From Bach to Bach. This is a brief description of the history of the 325-year-old Meiningen court orchestra. It was Johann Ludwig Bach, a distant relative of the great J. S., who, followed by other members of the widely ramified family, transformed the royal seat of Saxony-Meiningen into an important musical center with the court orchestra in the first third of the 18th century. For six years now, a completely different Bach, namely a Swiss Bach, has been at the helm of Meiningen's musical culture as General Music Director: Philippe Bach, who studied horn and conducting in Bern, Geneva, Zurich and Manchester, took over one of the most historic German orchestras in 2010.

Proud history
Meiningen is a quiet and pretty small town in southern Thuringia between the Rhön and the Thuringian Forest, which has been spared to some extent from the hardships of recent German history. However, Meiningen is also a unique cultural center.
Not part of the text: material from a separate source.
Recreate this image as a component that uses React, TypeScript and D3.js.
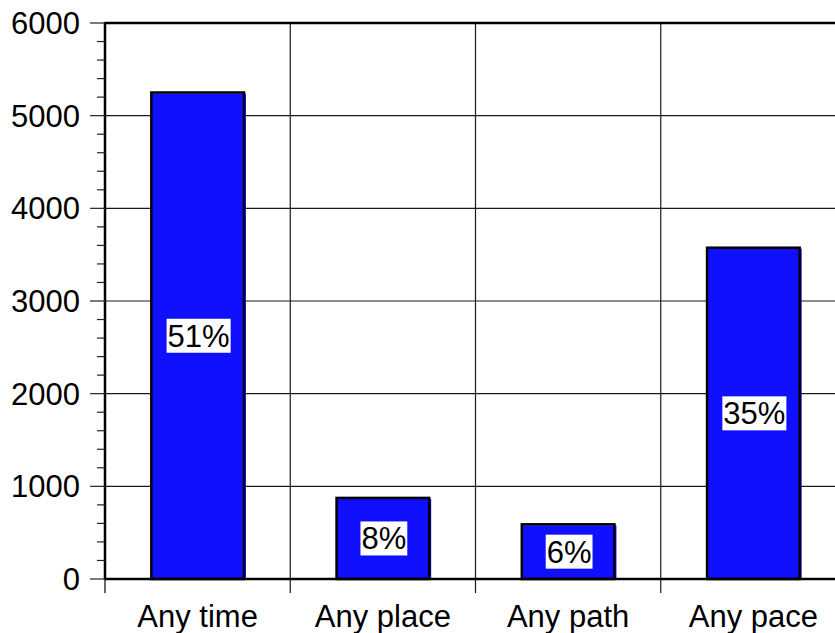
import React, { useEffect, useRef } from "react";
import * as d3 from "d3";

const categories = ["Any time", "Any place", "Any path", "Any pace"];
const values = [5250, 875, 590, 3575];
const percentLabels = ["51%", "8%", "6%", "35%"];
const yMajorTicks = [0, 1000, 2000, 3000, 4000, 5000, 6000];

const W = 835;
const H = 633;
const FONT = "Arial, 'Liberation Sans', Helvetica, sans-serif";
const FS = 31;

export default function App() {
  const ref = useRef<SVGSVGElement | null>(null);

  useEffect(() => {
    const svg = d3.select(ref.current);
    svg.selectAll("*").remove();

    const left = 105;
    const top = 23;
    const bottom = 579;
    const right = 846;

    const y = d3.scaleLinear().domain([0, 6000]).range([bottom, top]);
    const x = d3
      .scaleBand<string>()
      .domain(categories)
      .range([left, right])
      .paddingInner(0.5)
      .paddingOuter(0.25);
    const step = x.step();

    // horizontal gridlines
    svg
      .append("g")
      .selectAll("line")
      .data(yMajorTicks.filter((t) => t > 0 && t < 6000))
      .join("line")
      .attr("x1", left)
      .attr("x2", W)
      .attr("y1", (d) => y(d))
      .attr("y2", (d) => y(d))
      .attr("stroke", "#1a1a1a")
      .attr("stroke-width", 1.2);

    // vertical gridlines / category separators
    const seps = d3.range(1, categories.length).map((i) => left + i * step);
    svg
      .append("g")
      .selectAll("line")
      .data(seps)
      .join("line")
      .attr("x1", (d) => d)
      .attr("x2", (d) => d)
      .attr("y1", top)
      .attr("y2", bottom + 14)
      .attr("stroke", "#1a1a1a")
      .attr("stroke-width", 1.2);

    // left bottom tick
    svg
      .append("line")
      .attr("x1", left)
      .attr("x2", left)
      .attr("y1", bottom)
      .attr("y2", bottom + 14)
      .attr("stroke", "#000")
      .attr("stroke-width", 1.2);

    // bars
    const bars = svg.append("g");
    categories.forEach((c, i) => {
      const bx = x(c)!;
      const bw = x.bandwidth();
      const by = y(values[i]);
      bars
        .append("rect")
        .attr("x", bx)
        .attr("y", by + 1)
        .attr("width", bw + 2)
        .attr("height", bottom - by)
        .attr("fill", "#1010ff");
      bars
        .append("rect")
        .attr("x", bx)
        .attr("y", by)
        .attr("width", bw)
        .attr("height", bottom - by)
        .attr("fill", "none")
        .attr("stroke", "#000")
        .attr("stroke-width", 2.5);
    });

    // frame: top line, left axis, bottom axis
    svg
      .append("line")
      .attr("x1", left)
      .attr("x2", W)
      .attr("y1", top)
      .attr("y2", top)
      .attr("stroke", "#000")
      .attr("stroke-width", 2.5);
    svg
      .append("line")
      .attr("x1", left)
      .attr("x2", left)
      .attr("y1", top - 1)
      .attr("y2", bottom + 1)
      .attr("stroke", "#000")
      .attr("stroke-width", 2.5);
    svg
      .append("line")
      .attr("x1", left)
      .attr("x2", W)
      .attr("y1", bottom)
      .attr("y2", bottom)
      .attr("stroke", "#000")
      .attr("stroke-width", 2.5);

    // y ticks
    const minor = d3.range(0, 6001, 200).filter((v) => v % 1000 !== 0);
    svg
      .append("g")
      .selectAll("line")
      .data(minor)
      .join("line")
      .attr("x1", left - 8)
      .attr("x2", left)
      .attr("y1", (d) => y(d))
      .attr("y2", (d) => y(d))
      .attr("stroke", "#222")
      .attr("stroke-width", 1.2);
    svg
      .append("g")
      .selectAll("line")
      .data(yMajorTicks)
      .join("line")
      .attr("x1", left - 15)
      .attr("x2", left)
      .attr("y1", (d) => y(d))
      .attr("y2", (d) => y(d))
      .attr("stroke", "#222")
      .attr("stroke-width", 1.2);
    svg
      .append("g")
      .selectAll("text")
      .data(yMajorTicks)
      .join("text")
      .attr("x", 80)
      .attr("y", (d) => y(d) + 11)
      .attr("text-anchor", "end")
      .attr("font-family", FONT)
      .attr("font-size", FS)
      .attr("fill", "#000")
      .text((d) => String(d));

    // category labels
    svg
      .append("g")
      .selectAll("text")
      .data(categories)
      .join("text")
      .attr("x", (d) => x(d)! + x.bandwidth() / 2)
      .attr("y", 627)
      .attr("text-anchor", "middle")
      .attr("font-family", FONT)
      .attr("font-size", FS)
      .attr("fill", "#000")
      .text((d) => d);

    // percent labels with white boxes
    categories.forEach((c, i) => {
      const cx = x(c)! + x.bandwidth() / 2 + 1;
      const cy = (y(values[i]) + bottom) / 2;
      const g = svg.append("g");
      const bg = g.append("rect").attr("fill", "#fff");
      const t = g
        .append("text")
        .attr("x", cx)
        .attr("y", cy + 11)
        .attr("text-anchor", "middle")
        .attr("font-family", FONT)
        .attr("font-size", FS)
        .attr("fill", "#000")
        .text(percentLabels[i]);
      const bb = (t.node() as SVGTextElement).getBBox();
      bg.attr("x", bb.x - 1)
        .attr("y", cy - 17)
        .attr("width", bb.width + 2)
        .attr("height", 34);
    });
  }, []);

  return (
    <svg
      ref={ref}
      width={W}
      height={H}
      style={{ position: "absolute", left: 0, top: 0, background: "#fff" }}
    />
  );
}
First of all, there is the court orchestra, a symphony orchestra with a good sixty members, whose meteoric rise before and around 1900 is associated with names such as Franz Liszt, Johannes Brahms, Hans von Bülow, Richard Strauss and Max Reger or that of the violinist Alexander Ritter and the clarinettist Richard Mühlfeld. It was the Meiningen court orchestra that shaped the Bayreuth Festival Orchestra for years, not only because of its proximity but also because of its outstanding qualities. There is the Meiningen Theater, where - also at the end of the 19th century and probably for the first time in history - an early form of director's theater and a consistently naturalistic directorial and visual concept was developed, which made history under the heading "Meiningen Principles". For years, the Meininger Theater toured Europe on the newly built railroad lines, always carrying the detailed and voluminous stage sets by Coburg theater painter Max Brückner in up to 20 railroad carriages. No wonder the people of Meiningen still revere Duke Georg II like a city father. From 1866, the so-called "Theatre Duke" had not only supported the orchestra and theater for more than half a century, he had also directed and sketched stage props and, not least, stood up to the Wilhelmine Empire as a socially liberal-minded politician.
Today, there are also the Kammerspiele, which focuses on experimental plays, the puppet theater or the cabaret and dance houses ... Meiningen is an extraordinary city of art and, with its 20,000 inhabitants, only half the size of Thun or Aarau.